Y bien, ¿quién ataca realmente al sistema? ¿Es que esta derecha, envuelta en un delirio de propietarios, ha enloquecido al punto de imaginar enemigos inexistentes? ¿Pero acaso no son la locura y el delirio efectividades clave, sin las cuales no se concibe la constitución de fuerzas históricas? Creen –así lo dicen– que la propiedad y la libertad individual que de ella deriva están bajo peligro. La pandemia intensificó ese miedo. Encarnan un presentimiento, una cierta anticipación paranoica y preventiva, de un hecho que no acaba aún de hacerse del todo presente. Intuyen una amenaza, por ahora virtual: la posibilidad de que parte de la sociedad reaccione contra la miseria que supone someterse a las categorías del neoliberalismo. Ven fantasmas. Y se aprestan a la guerra.

Lo que procesa la derecha es una evaluación práctica: ¿es conveniente romper este consenso, esta traducción burguesa de las relaciones sociales en el plano de la percepción y del lenguaje? Lo cierto es que incluso quienes adoptan compromisos con esta mediación consensual no dudan en violarlo cada vez que la defensa del sistema lo requiere. La paradoja sobre la que deciden en estas horas los grupos de poder se enuncia así: desean asegurar los fundamentos del sistema –muerte, despojo, explotación–, sin evidenciar el carácter estructural de la división que inevitablemente promueve, y que solo la lengua del consenso permite omitir o soportar.

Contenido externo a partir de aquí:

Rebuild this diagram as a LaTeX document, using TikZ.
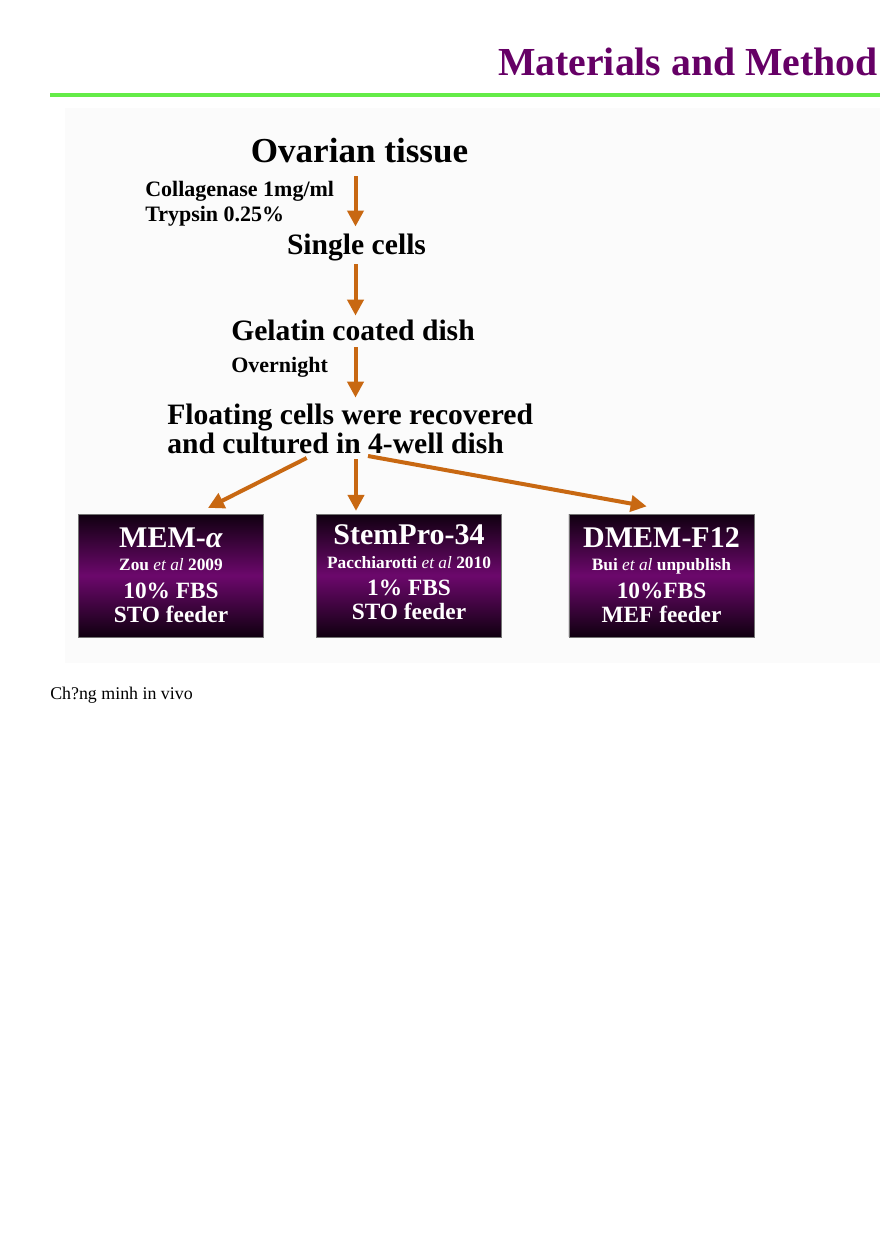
\documentclass[tikz,border=0pt]{standalone}
\usepackage{fontspec}
\setmainfont{Liberation Serif}
\usetikzlibrary{arrows.meta}
\definecolor{flowor}{RGB}{200,104,18}
\definecolor{plum}{RGB}{102,0,102}
\definecolor{boxmid}{RGB}{108,8,108}
\definecolor{boxdark}{RGB}{16,0,16}
\definecolor{rulegreen}{RGB}{100,236,72}

\begin{document}
\begin{tikzpicture}[x=0.75pt,y=-0.75pt,
	flow/.style={draw=flowor,line width=3pt,-{Triangle[width=12pt,length=12pt]}},
	stage/.style={inner sep=0pt,anchor=base,font=\bfseries\fontsize{22.2}{26}\selectfont},
	cond/.style={inner sep=0pt,anchor=base west,font=\bfseries\fontsize{16.5}{20}\selectfont},
	mediumbox/.style={minimum width=139pt,minimum height=92pt,inner sep=0pt,draw=black!55,line width=0.4pt,
		top color=boxdark,bottom color=boxdark,middle color=boxmid},
	boxhead/.style={inner sep=0pt,anchor=base,text=white,font=\bfseries\fontsize{22.5}{26}\selectfont},
	boxref/.style={inner sep=0pt,anchor=base,text=white,font=\bfseries\fontsize{13}{15}\selectfont},
	boxline/.style={inner sep=0pt,anchor=base,text=white,font=\bfseries\fontsize{17.5}{20}\selectfont}]
\useasboundingbox (0,0) rectangle (880,1245);
\fill[black!1.5] (65,108) rectangle (880,663);
% heading
\node (title) [inner sep=0pt,anchor=base east,text=plum,font=\bfseries\fontsize{29.8}{34}\selectfont] at (878,76) {Materials and Method};
\draw[rulegreen,line width=3pt] (50,95) -- (880,95);
% protocol
\coordinate (spine) at (355.5,0);
\node (ovary) [stage,font=\bfseries\fontsize{26.3}{30}\selectfont] at (359.5,162) {Ovarian tissue};
\node (enz1) [cond] at (145,196) {Collagenase 1mg/ml};
\node (enz2) [cond] at (145,221) {Trypsin 0.25\%};
\node (single) [stage] at (356.5,254) {Single cells};
\node (gelatin) [stage] at (353,340) {Gelatin coated dish};
\node (night) [cond] at (231,372) {Overnight};
\node (float1) [stage,anchor=base west] at (167,424) {Floating cells were recovered};
\node (float2) [stage,anchor=base west] at (167,453) {and cultured in 4-well dish};
\draw[flow,shorten <=10pt,shorten >=5pt] (ovary.south -| spine) -- (single.north -| spine);
\draw[flow,shorten <=2.7pt,shorten >=2.7pt] (single.south -| spine) -- (gelatin.north -| spine);
\draw[flow,shorten <=5pt,shorten >=4.2pt] (gelatin.south -| spine) -- (float1.north -| spine);
% culture media
\node (mem) [mediumbox] at (171,575.5) {};
\node (stem) [mediumbox] at (409,575.5) {};
\node (dmem) [mediumbox] at (661.5,575.5) {};
\node (memA) [boxhead] at (171,547) {MEM-\textit{α}};
\node (memB) [boxref] at (171,570) {Zou \textit{\mdseries et al} 2009};
\node (memC) [boxline] at (171,598) {10\% FBS};
\node (memD) [boxline] at (171,622) {STO feeder};
\node (stemA) [boxhead] at (409,544) {StemPro-34};
\node (stemB) [boxref] at (409,568) {Pacchiarotti \textit{\mdseries et al} 2010};
\node (stemC) [boxline] at (409,595) {1\% FBS};
\node (stemD) [boxline] at (409,619) {STO feeder};
\node (dmemA) [boxhead] at (661.5,547) {DMEM-F12};
\node (dmemB) [boxref] at (661.5,570) {Bui \textit{\mdseries et al} unpublish};
\node (dmemC) [boxline] at (661.5,598) {10\%FBS};
\node (dmemD) [boxline] at (661.5,622) {MEF feeder};
\draw[flow] ([shift={(139.7,5)}]float2.base west) -- ([shift={(37,-6)}]mem.north);
\draw[flow] ([shift={(189,6)}]float2.base west) -- ([shift={(-53,-3)}]stem.north);
\draw[flow] ([shift={(201,3)}]float2.base west) -- ([shift={(-14.8,-7.5)}]dmem.north);
% note under the slide
\node (foot) [inner sep=0pt,anchor=base west,font=\fontsize{13.4}{16}\selectfont] at (50,699) {Ch?ng minh in vivo};
\end{tikzpicture}
\end{document}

Esto nos conduce al segundo problema. Lo único verdaderamente incómodo en esta situación es que las fuerzas que tienen legitimidad histórica para atacar al sistema queden enredadas en la defensa de este consenso. En un artículo reciente, el filósofo catalán Santiago López Petit plantea que solo si las izquierdas elaboran una relación no fascista con la muerte (https://www.elcritic.cat/…/la-politica-i-la-mort-83702) podrán situarse más allá del consenso, en el cuestionamiento del sistema. Se trataría, entonces, no solo de plantearse una relación no fascista con la muerte y con el odio, sino también una relación no capitalista con la desigualdad y la explotación. Un modo de afrontar sin hipocresía, con un lenguaje directo y verdadero, cada una de estas cuestiones. Es algo que la cultura progresista elude sostenidamente, a pesar de contar con una entera filosofía argentina sobre la cuestión. Habrá que volver a leer a León Rozitchner.